Well, I’m going to stand up and say that evolution stinks sometimes. I must sound like your grandfather. I’m some kind of idealist who yearns to live in the old days where the world was filled with daisies and people gave milkmen the keys to their homes.

Our rapid, ultra-achieving lifestyles aren’t natural. When we hurry up to grow something – whether it’s school or business or personal life – something else must suffer. We can’t forget that we live in an extremely driven world. But more importantly, we should never forget that we’re always in the driver’s seat too.

My own pastor proposed an idea recently. He encouraged me approach each day by falling back on the “hammock-like love of God.” I’ve followed his advice. In my next campus interview, I think I’ll even prop my feet on the desk and demonstrate my new “hammock lifestyle” to a recruiter.

Don’t worry, we’ll get jobs after college. Don’t worry, requests and memos and unsolicited University e-mails will continue to fill our boxes every day. Thank heaven for our laptops and cell phones: at least they’ll die at some point.

I might seem grumpy this week. I’m not, but I am getting even for a while. This is why I am shipping myself over to Italy next semester. Not as a vacation, but to study in a different environment.

I can’t wait to see how Italians like living according to the other extreme. I hear people take two-hour lunches over there. I also understand that some Italian cities are banning neon signs, cell phone towers and fast food restaurants. Some urban planners are ridding their cities of traffic altogether.

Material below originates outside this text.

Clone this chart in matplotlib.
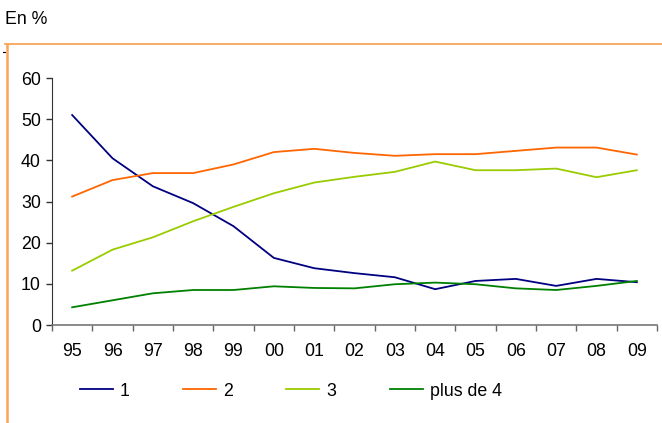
import matplotlib
matplotlib.use("Agg")
import matplotlib.pyplot as plt
from matplotlib.lines import Line2D
import numpy as np

years = ["95", "96", "97", "98", "99", "00", "01", "02", "03", "04", "05", "06", "07", "08", "09"]
s1 = [51.0, 40.5, 33.7, 29.6, 24.0, 16.3, 13.8, 12.6, 11.6, 8.7, 10.7, 11.2, 9.5, 11.2, 10.4]
s2 = [31.2, 35.2, 36.9, 36.9, 39.0, 42.0, 42.8, 41.8, 41.1, 41.5, 41.5, 42.3, 43.1, 43.1, 41.4]
s3 = [13.2, 18.3, 21.3, 25.2, 28.7, 32.0, 34.6, 36.0, 37.2, 39.7, 37.6, 37.6, 38.0, 35.9, 37.6]
s4 = [4.3, 6.0, 7.7, 8.5, 8.5, 9.4, 9.0, 8.9, 9.9, 10.3, 9.9, 8.9, 8.5, 9.5, 10.7]
labels = ["1", "2", "3", "plus de 4"]
colors = ["#000080", "#FF6600", "#99CC00", "#008000"]
yticks = [0, 10, 20, 30, 40, 50, 60]

plt.rcParams["font.family"] = ["Liberation Sans", "DejaVu Sans"]
FS = 12.8
W, H = 662, 423
fig = plt.figure(figsize=(W / 100, H / 100), dpi=100)

ax = fig.add_axes([52 / W, 1 - 325 / H, (657 - 52) / W, (325 - 78) / H])
x = np.arange(len(years))
for s, c, lab in zip([s1, s2, s3, s4], colors, labels):
    ax.plot(x, s, color=c, lw=1.3, label=lab)

ax.set_xlim(-0.5, len(years) - 0.5)
ax.set_ylim(0, 60)
ax.set_yticks(yticks)
ax.set_yticklabels([str(v) for v in yticks], fontsize=FS)
ax.set_xticks(np.arange(len(years) + 1) - 0.5)
ax.set_xticklabels([])
ax.set_xticks(x, minor=True)
ax.set_xticklabels(years, minor=True, fontsize=FS)
ax.tick_params(axis="x", which="minor", length=0, pad=13)
ax.tick_params(axis="x", which="major", length=4, color="#666666", width=1)
ax.tick_params(axis="y", length=4, color="#333333", width=1, pad=4)
for sp in ["top", "right"]:
    ax.spines[sp].set_visible(False)
ax.spines["left"].set_color("#333333")
ax.spines["bottom"].set_color("#777777")
ax.spines["bottom"].set_linewidth(1.2)

fig.text(5 / W, 1 - 20 / H, "En %", fontsize=FS, va="center", ha="left")

# frame around the chart block
frame_col = "#F9A55A"
fig.add_artist(Line2D([5 / W, 1.0], [1 - 44 / H, 1 - 44 / H], color=frame_col, lw=1.3))
fig.add_artist(Line2D([7 / W, 7 / W], [1 - 44 / H, 0.0], color=frame_col, lw=1.8))
fig.add_artist(Line2D([3 / W, 5 / W], [1 - 52 / H, 1 - 52 / H], color="black", lw=0.8))

fig.legend(loc="center left", bbox_to_anchor=(80 / W, 1 - 391 / H), ncol=4,
           frameon=False, fontsize=FS, handlelength=1.85, handletextpad=0.4,
           columnspacing=3.0, borderpad=0, borderaxespad=0)

fig.savefig("out.png", dpi=100)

They’re calling this the “Slow Cities” movement in Italy, and I think it’s a great idea. Just stew on that concept for a moment: a proposal to combat efficiency!

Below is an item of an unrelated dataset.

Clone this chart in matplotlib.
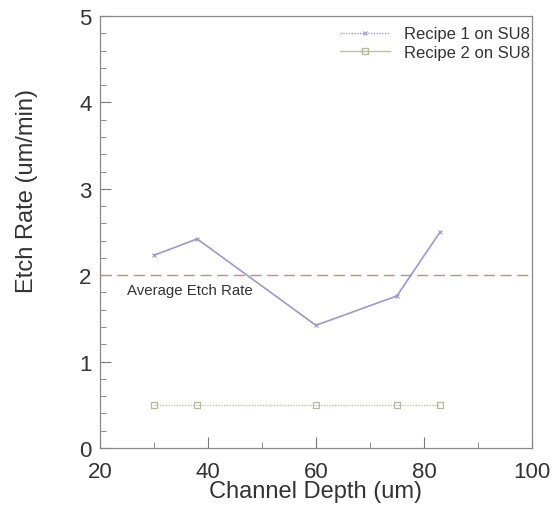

According to The Baltimore Sun, the Slow Cities movement is picking up momentum across that continent. Almost 50 Italian cities are signed up, and cities in Brazil, Germany, Great Britain, Greece and Switzerland want in, too.

The planners-in-charge say they are pursuing la dolce vita – the sweet life. “Globalization is taking over Italy,” said Silvio Barbero, one of the Slow Cities founders. “We have to start to defend our cultural heritage.”

While our country, as a whole, wouldn’t desire Italians’ slow pace of life, all of us can certainly learn something from them. I think there’s no secret why Italians cook the world’s best meals and make the world’s best wines. There’s no secret why some of the best artists, architects, musicians and actors are products of Italy.

One successful Italian community enrolled in the Slow Cities movement is Zibello. It’s comprised of 2,000 happy people, a nice lake, no automobiles and preserved plazas and palaces.

Zibello’s mayor, Giorgio Quarantelli, said, “The Slow Cities movement isn’t about stopping progress. It’s about growth of the quality of life.”